== Some records ==
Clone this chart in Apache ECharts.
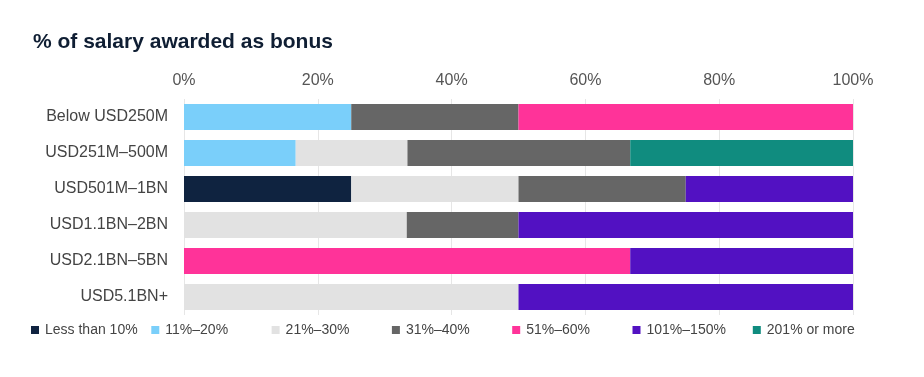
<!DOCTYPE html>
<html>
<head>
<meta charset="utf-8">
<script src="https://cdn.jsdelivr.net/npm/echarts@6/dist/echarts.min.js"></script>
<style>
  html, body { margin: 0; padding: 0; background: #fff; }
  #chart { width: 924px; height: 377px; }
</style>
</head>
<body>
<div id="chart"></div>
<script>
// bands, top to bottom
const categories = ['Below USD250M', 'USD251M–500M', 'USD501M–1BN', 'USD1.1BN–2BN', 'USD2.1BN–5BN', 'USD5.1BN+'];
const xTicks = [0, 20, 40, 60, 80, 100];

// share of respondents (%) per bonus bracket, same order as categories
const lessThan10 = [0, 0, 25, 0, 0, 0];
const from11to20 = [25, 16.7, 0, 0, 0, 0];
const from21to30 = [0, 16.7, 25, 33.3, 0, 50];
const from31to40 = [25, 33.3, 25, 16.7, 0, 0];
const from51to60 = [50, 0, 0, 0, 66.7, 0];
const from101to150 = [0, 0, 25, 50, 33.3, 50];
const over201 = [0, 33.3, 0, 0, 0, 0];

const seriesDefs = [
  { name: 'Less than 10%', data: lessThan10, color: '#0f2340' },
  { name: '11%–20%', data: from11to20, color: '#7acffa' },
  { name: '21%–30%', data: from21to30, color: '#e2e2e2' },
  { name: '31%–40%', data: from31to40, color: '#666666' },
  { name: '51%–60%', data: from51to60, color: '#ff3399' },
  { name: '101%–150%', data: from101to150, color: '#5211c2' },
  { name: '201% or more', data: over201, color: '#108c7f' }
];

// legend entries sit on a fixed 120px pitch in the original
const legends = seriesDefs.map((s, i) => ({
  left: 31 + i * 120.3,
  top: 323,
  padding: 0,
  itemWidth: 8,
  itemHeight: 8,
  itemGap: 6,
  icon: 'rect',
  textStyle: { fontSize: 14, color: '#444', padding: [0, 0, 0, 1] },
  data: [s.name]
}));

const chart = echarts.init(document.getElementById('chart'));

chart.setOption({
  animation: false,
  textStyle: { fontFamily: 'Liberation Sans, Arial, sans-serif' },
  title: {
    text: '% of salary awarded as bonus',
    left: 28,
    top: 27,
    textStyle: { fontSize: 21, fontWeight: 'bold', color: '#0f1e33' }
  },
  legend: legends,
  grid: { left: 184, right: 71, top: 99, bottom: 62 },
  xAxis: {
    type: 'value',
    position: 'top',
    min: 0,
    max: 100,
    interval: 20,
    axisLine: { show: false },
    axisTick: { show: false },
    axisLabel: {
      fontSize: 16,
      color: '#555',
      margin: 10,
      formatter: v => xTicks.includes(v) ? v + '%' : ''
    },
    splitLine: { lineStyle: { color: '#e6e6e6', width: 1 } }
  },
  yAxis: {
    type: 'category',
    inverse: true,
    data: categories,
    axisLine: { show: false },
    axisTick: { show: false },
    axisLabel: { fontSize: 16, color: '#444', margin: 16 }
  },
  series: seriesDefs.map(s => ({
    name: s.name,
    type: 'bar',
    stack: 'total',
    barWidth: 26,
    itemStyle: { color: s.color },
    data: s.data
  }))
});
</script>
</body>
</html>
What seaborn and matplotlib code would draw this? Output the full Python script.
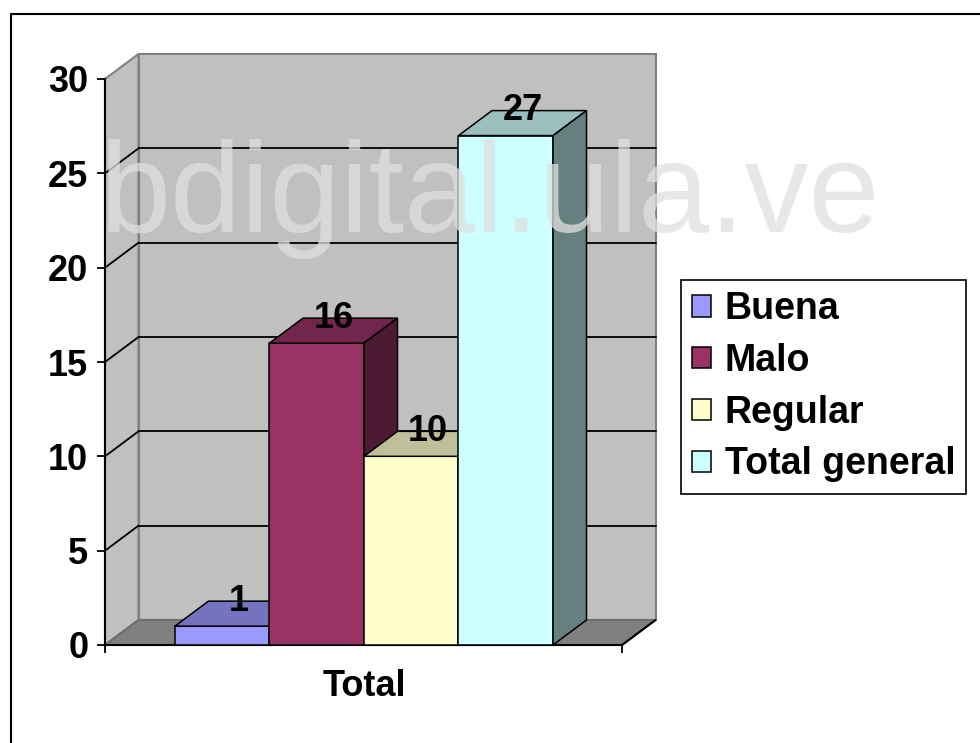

== Goal ==
Quote, exactly and only, the lines from the first line of the data above through the line containing "const xTicks = [0, 20, 40, 60, 80, 100];". The pictures do not belong in it.

== Result of this exercise ==
Clone this chart in Apache ECharts.
<!DOCTYPE html>
<html>
<head>
<meta charset="utf-8">
<script src="https://cdn.jsdelivr.net/npm/echarts@6/dist/echarts.min.js"></script>
<style>
  html, body { margin: 0; padding: 0; background: #fff; }
  #chart { width: 924px; height: 377px; }
</style>
</head>
<body>
<div id="chart"></div>
<script>
// bands, top to bottom
const categories = ['Below USD250M', 'USD251M–500M', 'USD501M–1BN', 'USD1.1BN–2BN', 'USD2.1BN–5BN', 'USD5.1BN+'];
const xTicks = [0, 20, 40, 60, 80, 100];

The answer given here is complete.